Kathmandu, Oct 3 (IANS) Farming in Nepal has run into rough weather — literally.
Farmers in Kavrepalanchok district, 45 km northeast of the national capital, are facing difficulties owing to scarce rains and rising temperature and the extent to which climate change is affecting their livelihoods.
“There is a noticeable change in climate. Now the onset of summer is too early and that often results in either premature ripening of crops or their not gaining optimum size,” vegetable grower Babu Ram Dhithal, who lives in Patlekhet village, told this visiting IANS correspondent.
He said the normal rainfall patterns have changed a lot.
“When our crops need rainfall, there are often long dry spells. And when it rains, it’s plentiful and most of the time it’s a flood-like situation that damages the crops more,” the 42-year-old farmer explained.
Nepal’s economy largely depends on agriculture, which is mainly rain-fed. Sixty-five percent of the people are engaged in agriculture.
The World Bank says agriculture accounts for more than 30 percent of the country’s gross domestic product.
According to the World Bank, 47 percent of Nepalese farmers have less than half a hectare (or 5,000 square metres) of land.
But there is a silver lining in these black clouds for the farmers in the form of a programme that aims to create “Climate Smart Villages”.
The ICIMOD (International Centre for Integrated Mountain Development), headquartered here, is implementing the Climate Smart Village programme in five villages in Kavrepalanchok district under the Himalayan Climate Change Adaption Programme (HICAP).
The programme aims to adopt water-smart, cropping-smart, energy-smart and IT-smart practices.
Agriculture expert Keshab Dutt Joshi said the planting schedule has been changed in the low hills of Nepal because of change in rainfall patterns and temperature increases.
“A decade back there would be two summer rice crops followed by one winter crop,” Joshi, who is associated with NGO Center for Environmental and Agricultural Policy Research, Extension and Development (CEAPRED), told IANS.
“Now the farmers are cultivating wheat, followed by rice in summer and then one crop in winter. They opted for the wheat crop because of less rainfall. This clearly indicates the change in climatic conditions,” he added.
His observations are echoed by octogenarian farmer Krishna Bhadur Dhungana, who was born and brought up in Darimtar village.
“For the past 10-15 years the duration of the rainfall has declined. But the process was not overnight; it was slowly and slowly,” he added.
Dhungana, whose family consists of more than 50 children and great-grand children, said many years ago, there were plantations of rice and maize. Now wheat has been added.

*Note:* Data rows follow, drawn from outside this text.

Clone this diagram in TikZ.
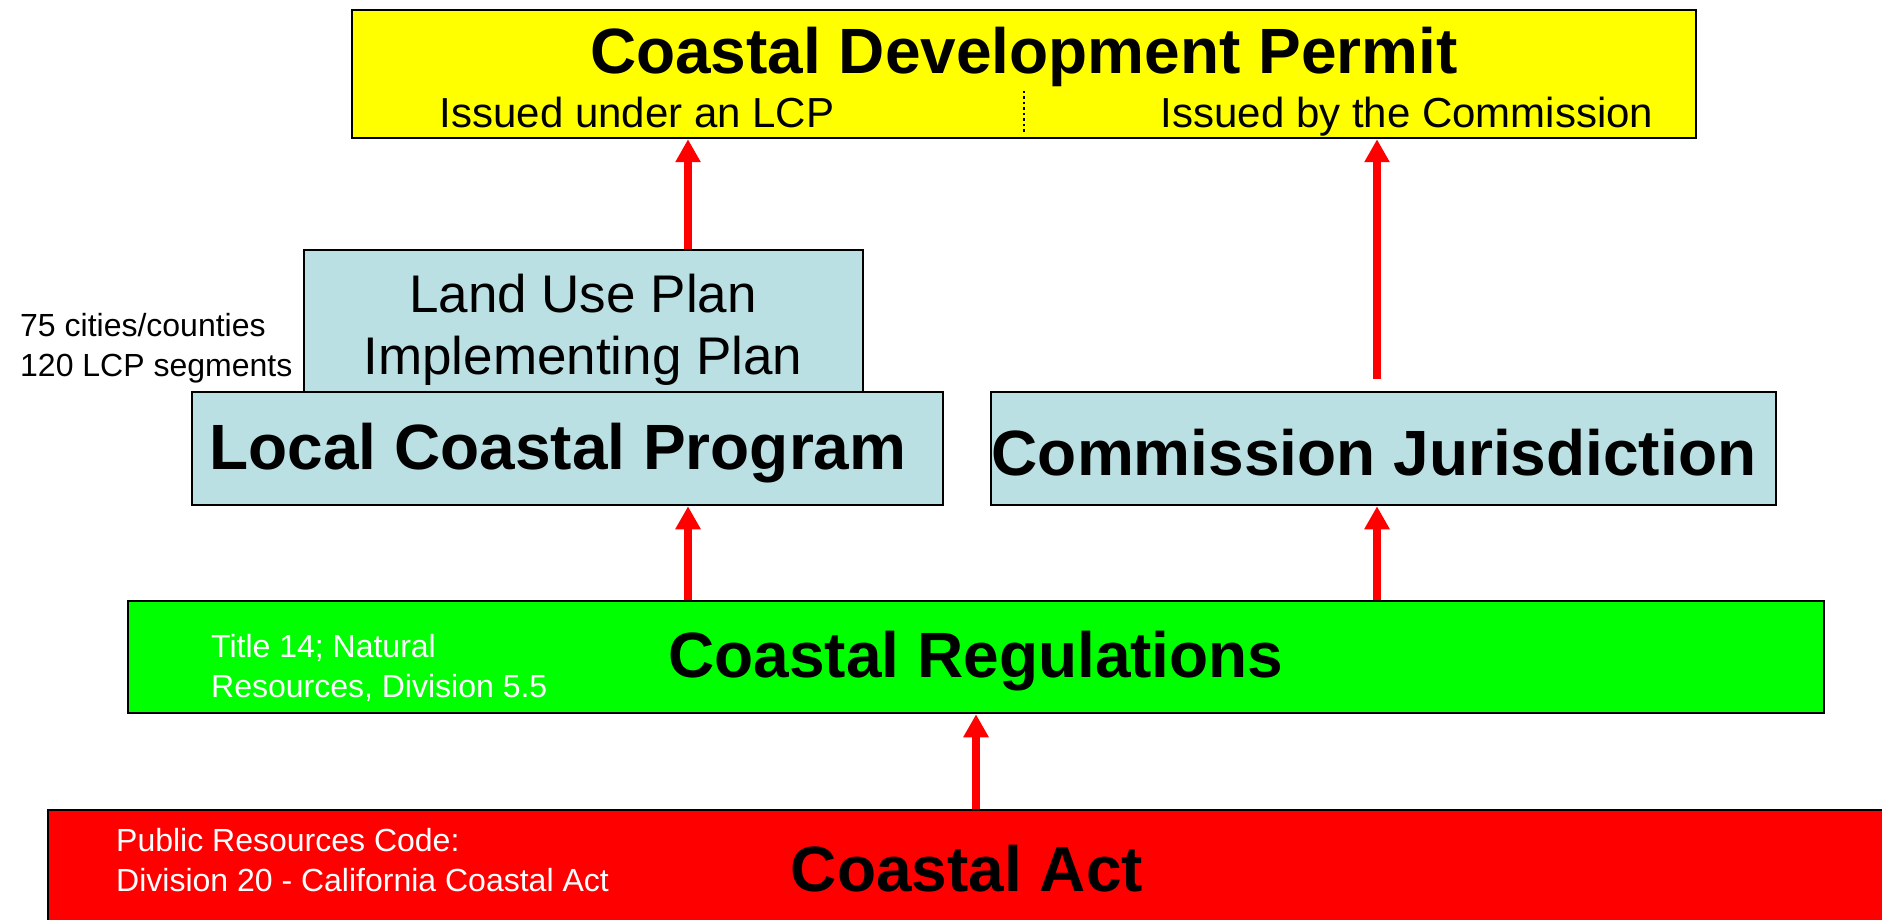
\documentclass[tikz,border=0pt]{standalone}
\usepackage{fontspec}
\setmainfont{Liberation Sans}
\usetikzlibrary{arrows.meta}
\definecolor{lblue}{RGB}{187,224,227}
\definecolor{pyellow}{RGB}{255,255,0}
\definecolor{pgreen}{RGB}{0,255,0}
\definecolor{pred}{RGB}{255,0,0}
\tikzset{
  box/.style={draw=black, line width=2.5pt, inner sep=0pt},
  arr/.style={draw=pred, line width=8pt, -{Triangle[width=24pt,length=23pt]}},
  big/.style={font=\fontsize{64}{70}\selectfont\bfseries, inner sep=0pt},
  mid/.style={font=\fontsize{42}{50}\selectfont, inner sep=0pt, anchor=base},
  lup/.style={font=\fontsize{53}{62}\selectfont, inner sep=0pt, align=center},
  small/.style={font=\fontsize{32}{40}\selectfont, inner sep=0pt, align=left, anchor=west}
}
\begin{document}
\begin{tikzpicture}[x=1pt,y=-1pt]
\useasboundingbox (0,0) rectangle (1882,920);
\clip (0,0) rectangle (1882,920);
\fill[white] (0,0) rectangle (1882,920);
% boxes
\node[box, fill=pyellow, minimum width=1344pt, minimum height=128pt] (cdp) at (1024,74) {};
\node[box, fill=lblue, minimum width=559pt, minimum height=142pt] (lup) at (583.5,321) {};
\node[box, fill=lblue, minimum width=751pt, minimum height=113pt] (lcp) at (567.5,448.5) {};
\node[box, fill=lblue, minimum width=785pt, minimum height=113pt] (cj) at (1383.5,448.5) {};
\node[box, fill=pgreen, minimum width=1696pt, minimum height=112pt] (green) at (976,657) {};
\node[box, fill=pred, minimum width=1880pt, minimum height=140pt] (red) at (988,880) {};
% texts
\node[big] (tcdp) at (1024,57) {Coastal Development Permit};
\node[mid] (tlcp) at (637,128) {Issued under an LCP};
\node[mid] (tcom) at (1407,128) {Issued by the Commission};
\coordinate (dtop) at (1024,91);
\coordinate (dbot) at (1024,134);
\draw[black, line width=2.5pt, dash pattern=on 2.5pt off 3pt] (dtop) -- (dbot);
\node[lup] (tlup) at (583,330) {Land Use Plan\\Implementing Plan};
\node[big] (tlcpb) at (558,453) {Local Coastal Program};
\node[big] (tcj) at (1374,453) {Commission Jurisdiction};
\node[small] (tcities) at (20,348) {75 cities/counties\\120 LCP segments};
\node[small, text=white] (ttitle) at (211,668) {Title 14; Natural\\Resources, Division 5.5};
\node[big] (treg) at (976,661) {Coastal Regulations};
\node[small, text=white] (tprc) at (116,860) {Public Resources Code:\\Division 20 - California Coastal Act};
\node[big] (tact) at (967,869) {Coastal Act};
% arrows
\coordinate (x1) at (688,0);
\coordinate (x2) at (1377,0);
\coordinate (x3) at (976,0);
\coordinate (cjtop) at (1377,379);
\draw[arr] (x1 |- lup.north) -- (x1 |- cdp.south);
\draw[arr] (cjtop) -- (cjtop |- cdp.south);
\draw[arr] (x1 |- green.north) -- (x1 |- lcp.south);
\draw[arr] (x2 |- green.north) -- (x2 |- cj.south);
\draw[arr] (x3 |- red.north) -- (x3 |- green.south);
\end{tikzpicture}
\end{document}
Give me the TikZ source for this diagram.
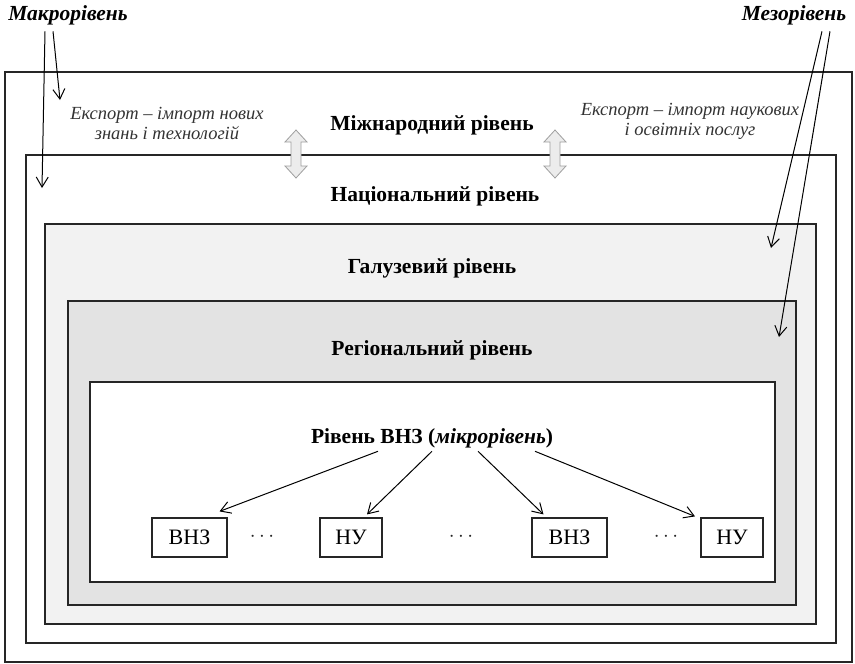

Abid Hussain, ICIMOD’s food security economist, said a pilot field survey was conducted in the five adopted climate smart villages to study the existing water management practices, cropping patterns, energy sources and nutrients and soil management.
To cope with declining agriculture production and increased outbreaks of insects and disease, Hussain said water-smart, cropping-smart, energy-smart and IT-smart practices have been adopted.
As an example, he said: “We have introduced a drought-resistant rice variety in two pilot villages to overcome water scarcity. The government is promoting the System of Rice Intensification (SRI) method of rice cultivation in the eastern Terai. So we have introduced SRI method in Mahadevsthan and Nayagaun villages.”
According to Hussain, this method requires less water and fewer seedlings compared to the traditional rice cultivation.
Rice grower Nani Maiya Dhungana of Kalchebesi village said for the first time they have adopted the SRI method of cultivation.
As an example, she said instead of pesticides, the farmers in the village are using home-brewed alternatives.
“We are using ‘jholmol’ (a bio-pesticide). It’s really helping controlling pests and improving soil fertility too,” she added.
‘Jholmol’, the technology promoted by ICIMOD, is the generic name for a biofertilizer made from cow dung and urine and supplements of medicinal plants like neem.
These smart farming practices would really help in countering climatic challenges, Hussain said.